United States v. Wong Kim Ark
United States v. Wong Kim Ark, 169 U.S. 649 (1898), was a United States Supreme Court decision that set important precedent about what determines citizenship.
Facts
Wong Kim Ark was born in 1873 in San Francisco, California. He worked as a laborer. His parents were immigrants from China, and were not United States citizens.
In 1894, Wong sailed to China on a temporary visit. When he returned to the US in August 1895, he was denied permission to enter the country because American officials held that, despite having been born in the United States, he was not a citizen.
Issue
Congress had enacted a law, known as the Chinese Exclusion Act, prohibiting persons of the Chinese race from coming into the United States or becoming naturalized US citizens. Chinese immigrants already in the US were allowed to stay, but they were ineligible for naturalization, and if they left the US, they could not return.
However, the Fourteenth Amendment to the United States Constitution, ratified after the American Civil War, said the following concerning citizenship: All persons born or naturalized in the United States, and subject to the jurisdiction thereof, are citizens of the United States and of the State wherein they reside.
The Supreme Court, in the Wong Kim Ark case, was called upon to decide whether an American-born person of Chinese ancestry could constitutionally be denied US citizenship and excluded from the country.
Majority opinion
The court ruled, in a 6-2 decision, that Wong Kim Ark was in fact a US citizen, and that the United States government could not deny citizenship to anyone born in the United States — even children of foreigners.
The 14th Amendment's citizenship clause, according to the court's majority, had to be interpreted in light of English common law tradition that had excluded from citizenship at birth only two classes of people: (1) children born to foreign diplomats, and (2) children born to enemy forces engaged in hostile occupation of the country's territory. The majority held that the "subject to the jurisdiction" phrase in the 14th Amendment specifically encompassed these conditions — and that since neither of these conditions applied to Wong's parents, Wong was a US citizen, regardless of the fact that his parents were not US citizens (and were, in fact, ineligible ever to become US citizens because of the Chinese Exclusion Act).

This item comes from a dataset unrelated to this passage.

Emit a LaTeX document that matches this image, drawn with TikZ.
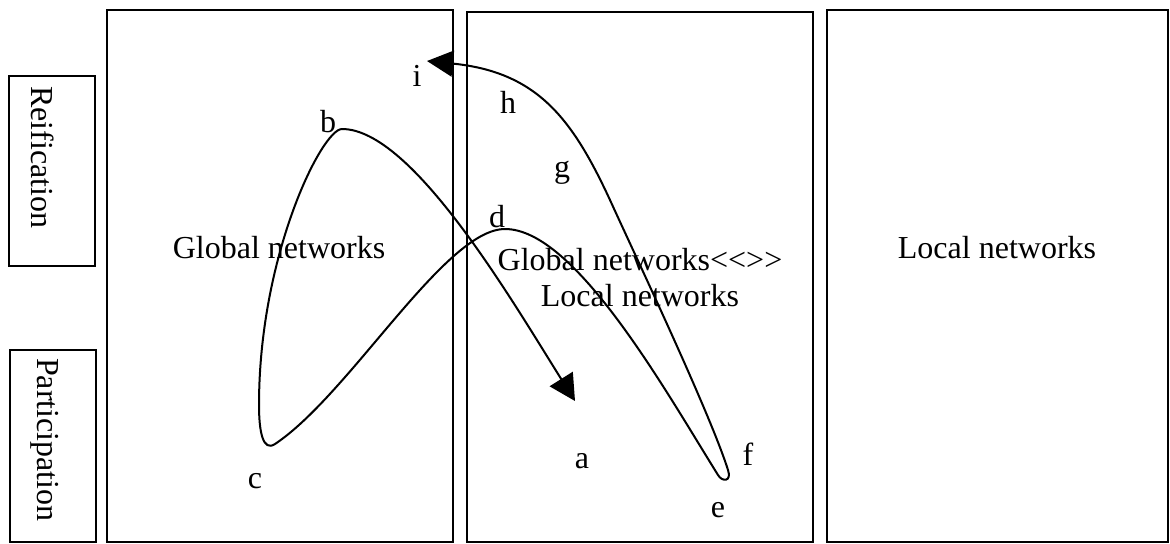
\documentclass[tikz,border=0pt]{standalone}
\usepackage{fontspec}
\setmainfont{Liberation Serif}
\usetikzlibrary{arrows.meta}
\begin{document}
\begin{tikzpicture}[x=0.5pt,y=-0.5pt,
  frame/.style={draw, line width=1pt, inner sep=0pt, outer sep=0pt},
  lbl/.style={font=\fontsize{16}{18}\selectfont, inner sep=0pt, outer sep=0pt, anchor=base},
  vlbl/.style={font=\fontsize{16}{18}\selectfont, inner sep=0pt, outer sep=0pt, anchor=base west, rotate=-90},
  curve/.style={line width=1pt, {Triangle[length=13pt,width=13.5pt]}-{Triangle[length=13pt,width=13pt]}}]
\useasboundingbox (0,0) rectangle (1170,543);
% boxes
\node[frame, minimum width=43pt, minimum height=95pt] (reif) at (52,171) {};
\node[frame, minimum width=43pt, minimum height=95.75pt] (part) at (53,445.75) {};
\node[frame, minimum width=173pt, minimum height=266pt] (gbox) at (280,275.5) {};
\node[frame, minimum width=173pt, minimum height=264.6pt] (mbox) at (640,277) {};
\node[frame, minimum width=170.5pt, minimum height=266pt] (lbox) at (997.5,275.5) {};
% side labels
\node[vlbl] (treif) at (32,86) {Reification};
\node[vlbl] (tpart) at (37,358) {Participation};
% box texts
\node[lbl] (tglob) at (279,258) {Global networks};
\node[lbl] (tloc) at (997,258) {Local networks};
\node[lbl, align=center, anchor=center] (tmid) at (640,277.5) {Global networks<\kern0pt<\kern0pt>\kern0pt>\\Local networks};
% letter labels
\node[lbl] (li) at (417,86) {i};
\node[lbl] (lh) at (508,113) {h};
\node[lbl] (lg) at (562,177) {g};
\node[lbl] (ld) at (497,227) {d};
\node[lbl] (lb) at (328,132) {b};
\node[lbl] (lc) at (255,488) {c};
\node[lbl] (la) at (582,468) {a};
\node[lbl] (le) at (718,517) {e};
\node[lbl] (lf) at (748,465) {f};
% curve points
\coordinate (ta) at (575,401);
\coordinate (pb) at (342,129);
\coordinate (cl) at (259,405);
\coordinate (cr) at (275,444);
\coordinate (pd) at (505,229);
\coordinate (el) at (718,475);
\coordinate (er) at (728,470);
\coordinate (pm) at (610,200);
\coordinate (ti) at (427,61);
\draw[curve] (ta) .. controls (511,299) and (412,129) .. (pb)
  .. controls (322,129) and (259,255) .. (cl)
  .. controls (259,432) and (263,452) .. (cr)
  .. controls (350,394) and (445,229) .. (pd)
  .. controls (575,229) and (665,390) .. (el)
  .. controls (722,482) and (732,482) .. (er)
  .. controls (710,413) and (635,255) .. (pm)
  .. controls (572,118) and (537,72) .. (ti);
\end{tikzpicture}
\end{document}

Since Wong (according to the majority opinion) was a US citizen from birth, the restrictions of the Chinese Exclusion Act did not apply to him. An act of Congress, the majority held, does not trump the Constitution; such a law "cannot control [the Constitution's] meaning, or impair its effect, but must be construed and executed in subordination to its provisions."
Minority opinion
The court's minority disagreed strongly with the majority view. Chief Justice Melville Fuller, in a dissenting opinion joined by Justice John Harlan, argued that the history of US citizenship law had broken with English common law tradition after independence, and that the principle of citizenship by descent (that is, the concept of a child inheriting his or her father's citizenship regardless of birthplace) had been more pervasive in US legal history.
In the view of the minority, excessive reliance on birthplace as the principal determiner of citizenship would lead to an untenable state of affairs in which "the children of foreigners, happening to be born to them while passing through the country, whether of royal parentage or not, or whether of the Mongolian, Malay, or other race, were eligible to the presidency, while children of our citizens, born abroad, were not."
The dissenters acknowledged that other children of foreigners — including freed slaves — had, through the years, acquired US citizenship through birth on US soil. But they still saw a difference between those people and US-born individuals of Chinese ancestry, because of (1) strong cultural traditions discouraging Chinese immigrants from assimilating into mainstream American society, (2) Chinese laws of the time which made acquiring a new citizenship or renouncing allegiance to the Chinese emperor a capital crime, and (3) the provisions of the Chinese Exclusion Act making Chinese immigrants already in the US ineligible for citizenship.
Effect
Wong Kim Ark's case was subsequently cited in two major Supreme Court decisions on citizenship: Perkins v. Elg, 307 U.S. 325 (1939) (involving a US-born woman whose Swedish parents took her back to Sweden with them when she was a baby), and Afroyim v. Rusk, 387 U.S. 253 (1967) (involving a naturalized US citizen who subsequently moved to Israel and voted in an Israeli election).
US citizenship law since (and, arguably, before) Wong Kim Ark has long acknowledged both jus soli (citizenship through place of birth) and jus sanguinis (citizenship inherited from parents).
In response to illegal immigration in the United States, bills have been introduced from time to time in Congress which have sought to reinterpret the citizenship clause of the 14th Amendment and deny citizenship at birth to US-born children of foreign visitors or illegal aliens. No such bill has ever come close to being enacted; even if one did, it would presumably be effective only if the Supreme Court were to decide to repudiate the precedent set by Wong Kim Ark.